Los padres robustos, de calvicie incipiente cubierta con gorra de visera, bigote fino (que les daba aire de militar con mala baba) y papada generosa, llevaban enroscados en su brazo izquierdo cuatro flotadores ya inflados y, bajo el mismo, tres sombrillas gigantescas de muchos colores a rayas horizontales.
Esos recios cabezas de familia de antaño, también acarreaban una nevera, del tamaño del petate de un torero, tres sillas plegables, un transistor negro con una antena de setenta centímetros y un paipay azul y blanco de plástico trenzado para darse aire.
Las orondas madres de pelo corto y rizado, teñido de un castaño tirando a rojizo, iban cargadas con la mesita de aluminio , también plegable, el mantel a cuadros rojos y blancos y un canasto reventón del que asomaban infinidad de cosas.
Añoro a las suegras/abuelas con las bolsas de plástico del super. Una llena de platos, cubiertos y vasos tintineantes al compás de sus caderas, y la otra rebosante de naranjas valencianas.
Eso era organización y saber vivir y no lo de ahora. Que la gente baja a la playa como si todos fueran unos sin techo. Aquello sí que era una puesta en escena con fundamento.
Esas familias, a las que siempre envidié….Porque confieso que los de mi casa siempre hemos ido a la playa como auténticos menesterosos. Que no llevábamos nada de nada. Si acaso un triste bocadillo y una botella de agua camuflados en la cesta de la playa.

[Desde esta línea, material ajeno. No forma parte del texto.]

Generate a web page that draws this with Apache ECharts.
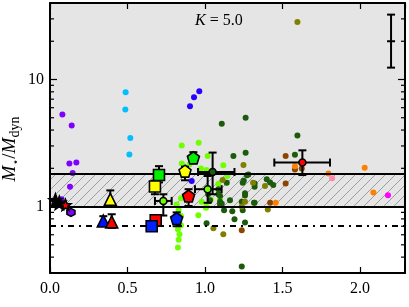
<!DOCTYPE html>
<html><head><meta charset="utf-8">
<script src="https://cdn.jsdelivr.net/npm/echarts@6/dist/echarts.min.js"></script>
<style>html,body{margin:0;padding:0;background:#fff}#c{width:409px;height:307px}</style>
</head><body><div id="c"></div>
<script>
// ---------- data (z, M*/Mdyn) ----------
const purplePts = [[0.08,5.31],[0.14,4.35],[0.125,2.18],[0.17,2.22],[0.146,1.84],[0.129,1.43],[0.075,1.14]];
const bluePts = [[0.903,6.17],[0.929,7.26],[0.963,8.09],[0.914,1.59]];
const skyPts = [[0.488,7.95],[0.486,5.81],[0.518,3.46],[0.512,2.57]];
const limePts = [[0.85,3.03],[0.959,3.18],[1.017,2.5],[0.85,2.18],[0.9,2.15],[0.87,1.79],[0.974,1.99],[1.118,2.11],[1.144,1.74],[1.086,1.51],[0.845,1.16],[0.978,1.09],[1.037,1.13],[0.817,1.04],[1.01,1.94],[1.01,1.0],[1.097,1.14],[0.83,0.94],[0.845,0.844],[0.83,0.77],[0.845,0.713],[0.825,0.663],[0.835,0.606],[0.83,0.547],[0.825,0.476],[1.006,0.98],[0.957,0.855]];
const darkGreenPts = [[1.108,4.49],[1.262,5.0],[1.596,3.63],[1.183,2.5],[1.262,2.65],[1.58,2.56],[1.27,1.76],[1.243,1.54],[1.32,1.43],[1.398,1.64],[1.42,1.55],[1.44,1.48],[1.258,1.27],[1.316,1.07],[1.243,0.935],[1.258,0.75],[1.19,0.795],[1.01,0.74],[1.123,0.935],[1.176,0.92],[1.097,1.04],[1.28,1.79],[1.32,1.52],[1.258,1.22],[1.32,1.07],[1.097,1.21],[1.086,1.37],[1.14,1.54],[1.02,1.25],[1.032,1.12],[1.086,1.25],[1.097,1.09],[1.108,1.05],[1.161,1.12],[1.237,1.09],[1.237,0.338],[1.25,1.6]];
const olivePts = [[1.596,28.4],[1.248,2.12],[1.31,1.54],[1.387,1.45],[1.258,1.09],[1.405,0.95],[1.054,0.675],[1.118,0.606],[1.114,1.62],[1.237,1.0]];
const brownPts = [[1.52,2.5],[1.58,1.96],[1.624,1.99],[1.52,1.52],[1.42,1.07],[1.237,0.65]];
const orangePts = [[1.58,2.08],[1.796,1.82],[1.456,1.07],[2.03,2.02],[2.086,1.29]];
const pinkPts = [[1.82,1.67]];
const magentaPts = [[2.18,1.23]];

// big outlined markers
const blackStars = [[0.035,1.12],[0.06,1.07]];
const redStars = [[0.1,1.03]];
const purpleHex = [[0.135,0.9]];
const triYellow = [[0.389,1.14]];
const triBlue = [[0.344,0.77]];
const triRed = [[0.398,0.757]];
const sqGreen = [[0.703,1.77]];
const sqYellow = [[0.677,1.44]];
const sqRed = [[0.682,0.78]];
const sqBlue = [[0.656,0.70]];
const pentGreen = [[0.925,2.42]];
const pentYellow = [[0.871,1.90]];
const pentRed = [[0.894,1.21]];
const pentBlue = [[0.817,0.805]];
const smallLimeOutlined = [[0.731,1.107],[1.017,1.37]];
const smallDarkOutlined = [[1.049,1.87]];
const redCircle = [[1.628,2.22]];

// error bars: [x, y, xlo, xhi, ylo, yhi] (null = none)
const errorBars = [
  [0.389,1.14,null,null,1.08,1.34],
  [0.344,0.77,null,null,0.72,0.84],
  [0.398,0.757,null,null,0.68,0.87],
  [0.703,1.77,null,null,1.55,2.08],
  [0.677,1.44,null,null,1.25,1.6],
  [0.925,2.42,null,null,2.18,2.68],
  [0.871,1.90,null,null,1.61,2.06],
  [0.894,1.21,null,null,1.01,1.37],
  [0.817,0.805,null,null,0.70,0.90],
  [0.731,1.107,0.677,0.785,0.85,1.25],
  [1.049,1.87,0.955,1.19,1.25,2.66],
  [1.017,1.37,0.935,1.107,1.07,1.74],
  [1.628,2.22,1.447,1.806,1.77,2.77],
  [2.2,20,null,null,12.4,32.4]
];

// reference lines & regions
const upperLine = 1.8, lowerLine = 1.0, dashLine = 0.7;
const xTicks = [0, 0.5, 1.0, 1.5, 2.0];
const yMajorTicks = [1, 10];
const yMinorTicks = [0.3,0.4,0.5,0.6,0.7,0.8,0.9,2,3,4,5,6,7,8,9,20,30,40];
const X_MIN = 0, X_MAX = 2.29, Y_MIN = 0.3, Y_MAX = 40;

// ---------- drawing ----------
const FONT = '"Liberation Serif", "DejaVu Serif", serif';
const chart = echarts.init(document.getElementById('c'), null, {renderer: 'canvas'});

const pc = document.createElement('canvas'); pc.width = 10; pc.height = 10;
const g = pc.getContext('2d');
g.fillStyle = '#e5e5e5'; g.fillRect(0,0,10,10);
g.strokeStyle = '#8a8a8a'; g.lineWidth = 0.8;
g.beginPath(); g.moveTo(-1,11); g.lineTo(11,-1); g.moveTo(-1,1); g.lineTo(1,-1); g.moveTo(9,11); g.lineTo(11,9); g.stroke();

function starPath() {
  let s = '';
  for (let i = 0; i < 10; i++) {
    const a = (-90 + i*36) * Math.PI/180, r = i % 2 ? 0.42 : 1;
    s += (i ? 'L' : 'M') + (r*Math.cos(a)).toFixed(3) + ',' + (r*Math.sin(a)).toFixed(3) + ' ';
  }
  return 'path://' + s + 'Z';
}
const STAR = starPath();
const PENT = 'path://M0,-1 L0.951,-0.309 L0.588,0.809 L-0.588,0.809 L-0.951,-0.309 Z';
const HEX = 'path://M0,-1 L0.866,-0.5 L0.866,0.5 L0,1 L-0.866,0.5 L-0.866,-0.5 Z';

function dots(data, color) {
  return {type: 'scatter', data, symbol: 'circle', symbolSize: 6, z: 3,
    itemStyle: {color, opacity: 1}, silent: true};
}
function big(data, color, symbol, size, z) {
  return {type: 'scatter', data, symbol, symbolSize: size, z: z || 6,
    itemStyle: {color, borderColor: '#000', borderWidth: 1.6, opacity: 1}, silent: true};
}

const series = [
  {type: 'scatter', data: [], z: 1, silent: true,
    markArea: {silent: true, data: [
      [{yAxis: upperLine, itemStyle: {color: '#e5e5e5'}}, {yAxis: Y_MAX}],
      [{yAxis: lowerLine, itemStyle: {color: {image: pc, repeat: 'repeat'}}}, {yAxis: upperLine}]
    ]}},
  {type: 'scatter', data: [], z: 2, silent: true,
    markLine: {silent: true, symbol: 'none', label: {show: false}, animation: false, data: [
      {yAxis: upperLine, lineStyle: {color: '#000', width: 2, type: 'solid'}},
      {yAxis: lowerLine, lineStyle: {color: '#000', width: 2, type: 'solid'}},
      {yAxis: dashLine, lineStyle: {color: '#000', width: 2, type: [6,5,2,5]}}
    ]}},
  dots(purplePts, '#8000ff'),
  dots(bluePts, '#2a00ff'),
  dots(skyPts, '#00bfff'),
  dots(limePts, '#70ff00'),
  dots(darkGreenPts, '#1c5a0c'),
  dots(olivePts, '#7f7f00'),
  dots(brownPts, '#8b4500'),
  dots(orangePts, '#ff7f00'),
  dots(pinkPts, '#ff88aa'),
  dots(magentaPts, '#ff00ff'),
  {type: 'custom', z: 5, silent: true,
    data: errorBars.map(r => [r[0], r[1]]),
    renderItem: function (params, api) {
      const r = errorBars[params.dataIndex];
      const ch = [];
      const st = {stroke: '#000', lineWidth: 2};
      const cap = 4;
      if (r[4] != null) {
        const a = api.coord([r[0], r[4]]), b = api.coord([r[0], r[5]]);
        ch.push({type: 'line', shape: {x1: a[0], y1: a[1], x2: b[0], y2: b[1]}, style: st});
        ch.push({type: 'line', shape: {x1: a[0]-cap, y1: a[1], x2: a[0]+cap, y2: a[1]}, style: st});
        ch.push({type: 'line', shape: {x1: b[0]-cap, y1: b[1], x2: b[0]+cap, y2: b[1]}, style: st});
      }
      if (r[2] != null) {
        const a = api.coord([r[2], r[1]]), b = api.coord([r[3], r[1]]);
        ch.push({type: 'line', shape: {x1: a[0], y1: a[1], x2: b[0], y2: b[1]}, style: st});
        ch.push({type: 'line', shape: {x1: a[0], y1: a[1]-cap, x2: a[0], y2: a[1]+cap}, style: st});
        ch.push({type: 'line', shape: {x1: b[0], y1: b[1]-cap, x2: b[0], y2: b[1]+cap}, style: st});
      }
      if (params.dataIndex === errorBars.length - 1) {
        const c = api.coord([r[0], r[1]]);
        ch.push({type: 'line', shape: {x1: c[0]-cap, y1: c[1], x2: c[0]+cap, y2: c[1]}, style: st});
      }
      return {type: 'group', children: ch};
    }},
  big(blackStars, '#000', STAR, 13),
  big(redStars, '#ff0000', STAR, 11, 7),
  big(purpleHex, '#8000ff', HEX, 8),
  big(triYellow, '#ffff00', 'triangle', 12),
  big(triBlue, '#0010ff', 'triangle', 12),
  big(triRed, '#ff0000', 'triangle', 12, 7),
  big(sqGreen, '#00ee00', 'rect', 11),
  big(sqYellow, '#ffff00', 'rect', 11),
  big(sqRed, '#ff0000', 'rect', 11),
  big(sqBlue, '#0022ff', 'rect', 11, 7),
  big(pentGreen, '#00ee00', PENT, 12),
  big(pentYellow, '#ffff00', PENT, 12),
  big(pentRed, '#ff0000', PENT, 12),
  big(pentBlue, '#0022ff', PENT, 12),
  big(smallLimeOutlined, '#70ff00', 'circle', 7),
  big(smallDarkOutlined, '#1c5a0c', 'circle', 7),
  big(redCircle, '#ff0000', 'circle', 7),
  {type: 'custom', z: 9, silent: true,
    data: yMinorTicks.map(v => [X_MIN, v, 0]).concat(yMajorTicks.map(v => [X_MIN, v, 1])),
    renderItem: function (params, api) {
      const p = api.coord([api.value(0), api.value(1)]);
      const cs = params.coordSys;
      const len = api.value(2) ? 7 : 4;
      const st = {stroke: '#000', lineWidth: 1.2};
      return {type: 'group', children: [
        {type: 'line', shape: {x1: cs.x, y1: p[1], x2: cs.x + len, y2: p[1]}, style: st},
        {type: 'line', shape: {x1: cs.x + cs.width - len, y1: p[1], x2: cs.x + cs.width, y2: p[1]}, style: st}
      ]};
    }}
];

const axisLine = {show: true, onZero: false, lineStyle: {color: '#000', width: 2}};
chart.setOption({
  animation: false,
  backgroundColor: '#fff',
  grid: {left: 50, right: 4, top: 3, bottom: 34, containLabel: false, outerBoundsMode: 'none'},
  graphic: [
    {type: 'text', left: 195, top: 13, z: 20,
      style: {text: '{i|K} = 5.0', font: '16px ' + FONT, fill: '#000',
        rich: {i: {fontStyle: 'italic', fontSize: 16, fontFamily: FONT}}}},
    {type: 'text', x: 10, y: 149, rotation: Math.PI / 2, z: 20,
      style: {text: '{i|M}{s|⋆}{n|/}{i|M}{sub|dyn}', fill: '#000', align: 'center', verticalAlign: 'middle',
        rich: {i: {fontStyle: 'italic', fontSize: 19, fontFamily: FONT, fill: '#000', verticalAlign: 'middle'},
               n: {fontSize: 19, fontFamily: FONT, fill: '#000', verticalAlign: 'middle'},
               s: {fontSize: 11, fontFamily: 'DejaVu Sans', fill: '#000', verticalAlign: 'bottom', padding: [8,0,0,0]},
               sub: {fontSize: 14, fontFamily: FONT, fill: '#000', verticalAlign: 'bottom', padding: [10,0,0,0]}}}}
  ],
  xAxis: [
    {type: 'value', min: X_MIN, max: X_MAX, interval: 0.5, position: 'bottom', z: 10,
      axisLine, splitLine: {show: false},
      axisTick: {show: true, inside: true, length: 6, lineStyle: {color: '#000', width: 1.2}},
      axisLabel: {show: true, margin: 8, color: '#000', fontFamily: FONT, fontSize: 16,
        showMaxLabel: false, formatter: v => xTicks.some(t => Math.abs(t - v) < 1e-9) ? v.toFixed(1) : ''},
      name: 'z', nameLocation: 'middle', nameGap: 17,
      nameTextStyle: {fontFamily: FONT, fontStyle: 'italic', fontSize: 18, color: '#000'}},
    {type: 'value', min: X_MIN, max: X_MAX, interval: 0.5, position: 'top', z: 10,
      axisLine, splitLine: {show: false},
      axisTick: {show: true, inside: true, length: 6, lineStyle: {color: '#000', width: 1.2}},
      axisLabel: {show: false}}
  ],
  yAxis: [
    {type: 'log', logBase: 10, min: Y_MIN, max: Y_MAX, position: 'left', z: 10,
      axisLine, splitLine: {show: false}, axisTick: {show: false},
      axisLabel: {show: true, margin: 6, color: '#000', fontFamily: FONT, fontSize: 16,
        showMinLabel: false, showMaxLabel: false,
        formatter: v => yMajorTicks.some(t => Math.abs(t - v) < 1e-6) ? String(Math.round(v)) : ''}},
    {type: 'log', logBase: 10, min: Y_MIN, max: Y_MAX, position: 'right', z: 10,
      axisLine, splitLine: {show: false}, axisTick: {show: false}, axisLabel: {show: false}}
  ],
  series
});
</script></body></html>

Sus sombrillas coloridas hacían que la nuestra de de lona gorda, rematada en flecos blancos de cordoncillo retorcido, pareciera insignificante. Ese flotador fauno-mórfico que nunca tuve. Esos niños con cabellos al viento mientras los míos permanecían aprisionados bajo un gorro de goma que asemejaba un pez y me hacía sentir ridícula.
Esas familias sí que sabían. Los mayores plantaban las tres enormes sombrillas, las sillas y la mesa mientras los niños corrían con sus flotadores, palas, cubos, moldes de hacer castillos, aletas y gafas de buceo hasta la orilla.

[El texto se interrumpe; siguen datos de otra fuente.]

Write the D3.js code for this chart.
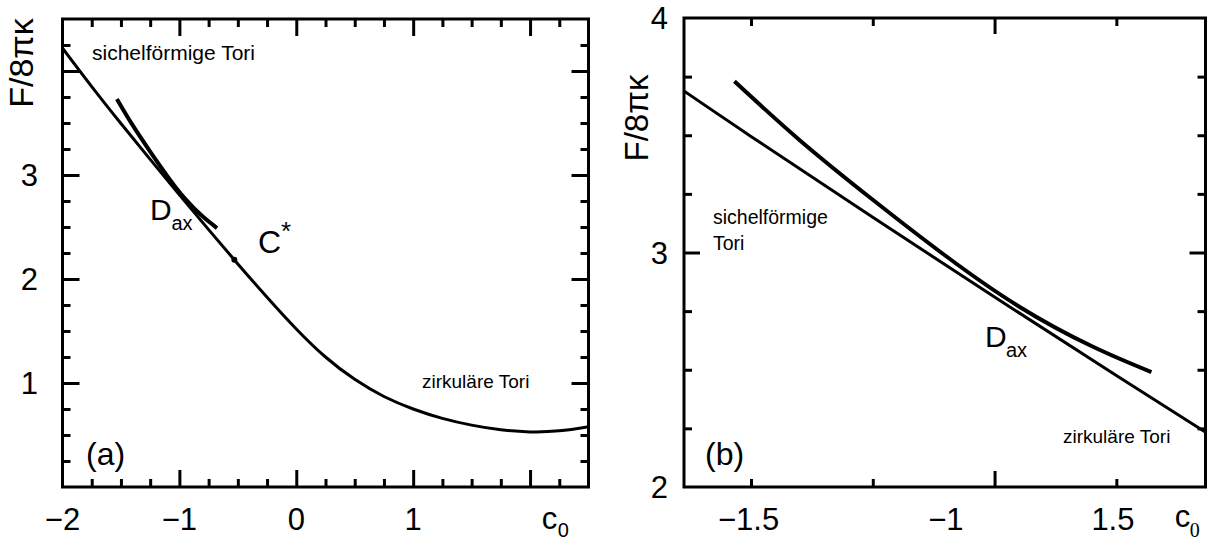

El padre sintonizaba "Carrusel Deportivo", se encendía un Celta corto, se repanchingaba en la silla plegable como un marqués y se abanicaba con el paipay.
Madre y suegra/abuela ponían el mantel, los platos, los vasos ,una jarra de verdad-de las de cristal-, una cuchara de palo, y los cubiertos con servilletas y todo.
Aquel saloncito de piso piloto que desplegaban, ocupaba una porción de playa en la que hoy caben unos cincuenta turistas. Y, por fin, nos sacaban de dudas abriendo la nevera.
¡Qué delicias!
Brick de vino tinto, una lata grade de melocotón en almíbar, dos botellas de litro de La Casera, dos tortillas de patata- de las de a docena de huevos cada una y bien compactas porque también llevaban medio kilo de patatas por pieza-, un tupper de boquerones en vinagre, otro de mejillones en escabeche, una tartera con calamares en su tinta bien aceitosos, dos barras de pan y la sandía. Ah, la sandía…fruta prohibida de colores seductores y aspecto maravilloso…
La suegra/abuela vertía en la jarra el vino, la casera y los melocotones con todo el almíbar y hasta hielos, que salían de la misma nevera, y removía con la cuchara de palo hasta conseguir que la sangría estuviera al punto.
Cuando llegaba la hora de comer y a mí me levantaban porque nos íbamos, -que siempre fuimos muy sosos y comíamos en casa-, esa madre española gritaba con toda la fuerza de sus pulmones."Niños, a comer" -Y aquella familia devoraba aquellos manjares bajo la sombra de las flamantes sombrillas de colores.
¡¡¡Ay, aquellos veranos!!!! Esos sí que eran veranos maravillosos y entonces sí que se descansaba un montón.
¡Aquellos veranos...! Aún quedan estos. Miralos con ojos de no haber pasado el tiempo y mantener intacta la capacidad de sorpresa.